TOPLUMUN ALGISI BULANIKLAŞIRSA...
“Gerçek ötesi” tam da bu aşamadan sonra başlıyor. Bu yeni söylem, devletlerin akla ve bilime dayalı geliştirdikleri, neden-sonuç ilişkilerini ortaya koyan açıklamaları sekteye uğratıyor; bilimsel dayanaktan yoksun uydurulmuş anlatılar yoluyla toplumları yönlendirmeye ve yönetmeye çalışıyor. Kimi kere siyasetçiler veya siyaset kurumu, çoğu halde basın ya da “saygın” kurumlar tarafından gerçek bükülerek, değiştirilerek anlatılıyor.
“Gerçek ötesi” bilinçli bir bozma eylemi. Amacı, rasyonel gerçeğe duyulan güveni sanılara dayanan görüşler yaratarak ortadan kaldırmak. Bunu yaparken Türkiye’deki örneğiyle “Anadolu irfanı”, “halkın şaşmaz akıl terazisi”, “kamu vicdanı” gibi soyut ve ölçülemez kaynaklara başvuruyor.
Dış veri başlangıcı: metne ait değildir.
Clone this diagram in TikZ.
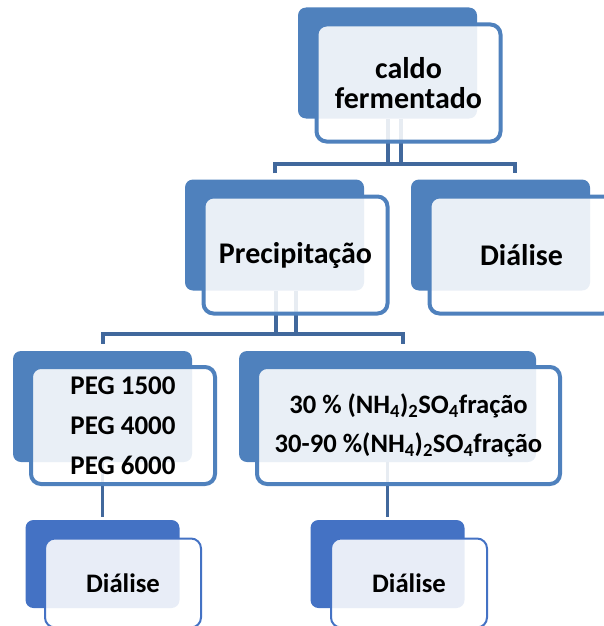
\documentclass[tikz,border=0pt]{standalone}
\usepackage{fontspec}
\setmainfont{Carlito}
\usepackage{xcolor}
\usepackage{tikz}

\definecolor{boxblue}{RGB}{79,129,189}
\definecolor{lowblue}{RGB}{68,114,196}
\definecolor{linkblue}{RGB}{65,104,156}

\begin{document}
\begin{tikzpicture}[x=1pt, y=-1pt,
    back/.style={fill=boxblue, rounded corners=8pt, inner sep=0pt,
        minimum width=179pt, minimum height=111pt},
    front/.style={draw=boxblue, line width=4pt, fill=white, fill opacity=0.88,
        text opacity=1, rounded corners=10pt, inner sep=0pt, align=center,
        minimum width=184pt, minimum height=117pt,
        font=\bfseries\fontsize{30}{30}\selectfont},
    lowfront/.style={front, draw=lowblue, line width=2pt,
        minimum width=156pt, minimum height=89pt,
        font=\bfseries\fontsize{26.7}{30}\selectfont},
    link/.style={draw=linkblue, line width=4pt}]
    \clip (0,0) rectangle (604,626);

    % back boxes
    \foreach \n/\x/\y in {caldoB/387.5/63, precB/274.5/235, dialB/500.5/235, pegB/102.5/406.5} {
        \node[back] (\n) at (\x,\y) {};
    }
    \node[back, minimum width=297pt] (nhB) at (387.5,406.5) {};
    \foreach \n/\x in {dlB/102.5, drB/387.5} {
        \node[back, fill=lowblue, minimum width=154pt, minimum height=88pt] (\n) at (\x,564) {};
    }

    % connectors
    \draw[link] (caldoB.south) -- ++(0,46);
    \draw[link] ([xshift=13.5pt]caldoB.south) -- ++(0,46);
    \draw[link] ([yshift=6pt]precB.north) -- ++(0,-9) -| ([xshift=14.5pt,yshift=6pt]dialB.north);
    \draw[link] ([xshift=1.5pt]precB.south) -- ++(0,43.5);
    \draw[link] ([xshift=21.5pt]precB.south) -- ++(0,43.5);
    \draw[link] ([yshift=7pt]pegB.north) -- ++(0,-10) -| ([xshift=15.5pt,yshift=7pt]nhB.north);
    \draw[link, line width=3pt] (pegB.south) -- ([yshift=3pt]dlB.north);
    \draw[link, line width=3pt] (nhB.south) -- ([yshift=3pt]drB.north);

    % front boxes
    \node[front] (caldo) at (408.5,83) {caldo\\fermentado};
    \node[front] (prec) at (295.5,255) {Precipitação};
    \node[front] (dial) at (521.5,255) {Diálise};
    \node[front, font=\bfseries\fontsize{27}{40}\selectfont] (peg) at (123,425.5)
        {PEG 1500\\PEG 4000\\PEG 6000};
    \node[front, minimum width=303pt, font=\bfseries\fontsize{26.6}{39}\selectfont] (nh) at (408.5,425.5)
        {30 \% (NH\textsubscript{4})\textsubscript{2}SO\textsubscript{4}fração\\
         30-90 \%(NH\textsubscript{4})\textsubscript{2}SO\textsubscript{4}fração};
    \node[lowfront] (dl) at (123,583) {Diálise};
    \node[lowfront] (dr) at (409,583) {Diálise};
\end{tikzpicture}
\end{document}
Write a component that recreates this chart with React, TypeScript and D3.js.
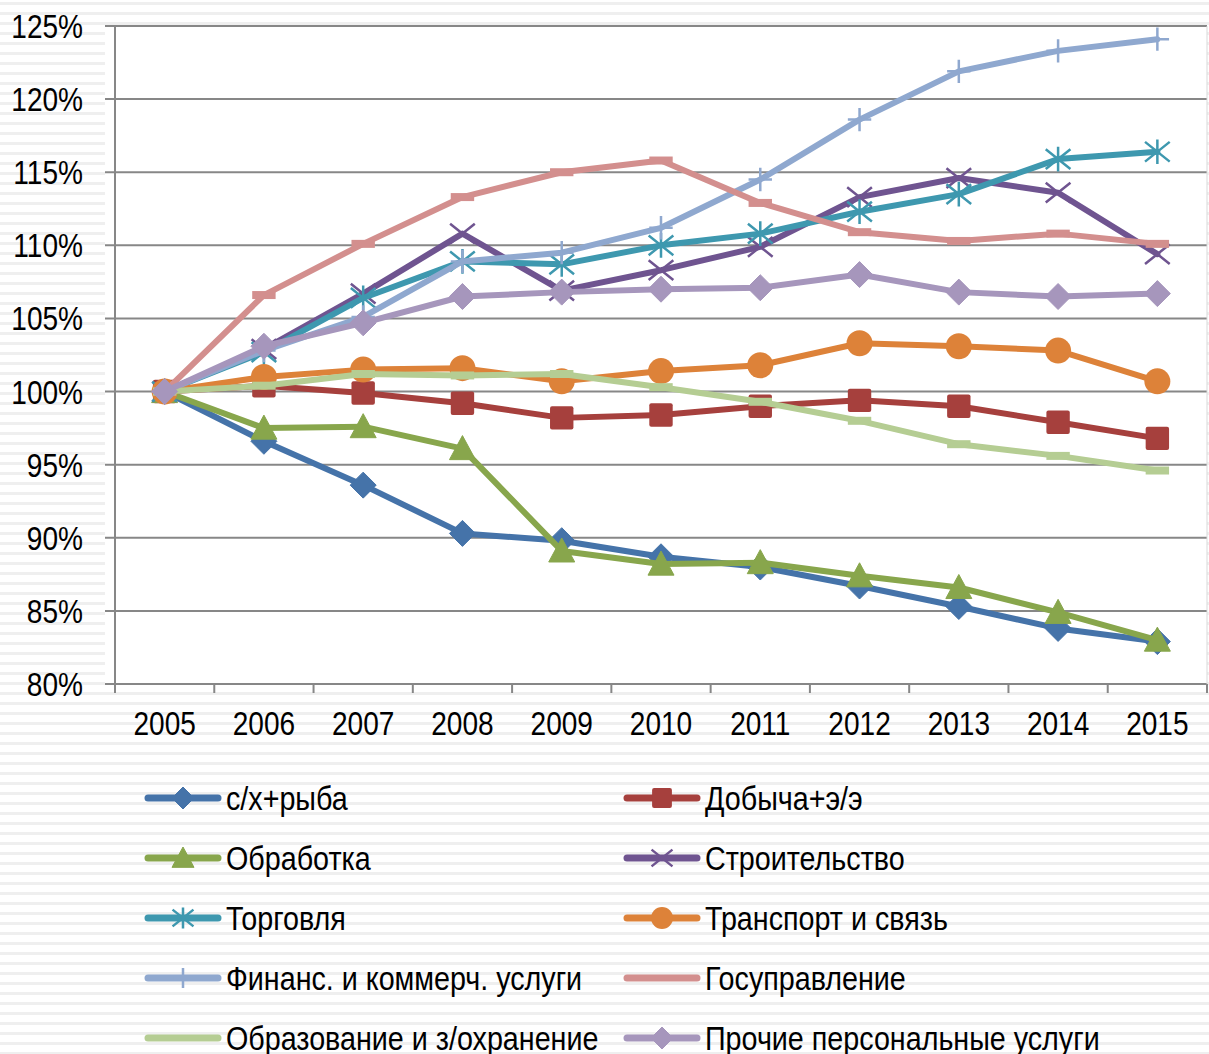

Komplo teorileri, rivayetler, asılsız ve gerçekliği olmayan iddialarla pekiştiriliyor. Bu yönüyle, sürekli dezenformasyonla toplumun üzerine örtülüyor, algılar boğuluyor ve bulanıklaştırılıyor. Örneklerini Soğuk Savaş döneminde totaliter yönetimlerin propaganda araçlarından anımsadığımız bu yönteme, kitle iletişim araçlarının kullanımıyla popülist sağın yükseldiği tüm ülkelerde rastlıyoruz artık. Buna Türkiye’de dahil. “Gerçek ötesi” söyleminin amacı çok basit: İlk aşamada, toplumun ve toplumsal muhalefetin bilimsel ve akılcı gerçeklikle bağlantısını kesmek. İkinci aşamada, zihni bulanıklaşan, kafası karışan ve gerçeğe karşı kayıtsızlaşan toplumda, asıl gerçeğin ne olduğunu anlamaya yönelik araştırma ve tartışma güdülerini yok etmek. Böylece gerçeği görünür olmaktan çıkarmak ve gerçekler üzerinde kuşku tohumları ekmek.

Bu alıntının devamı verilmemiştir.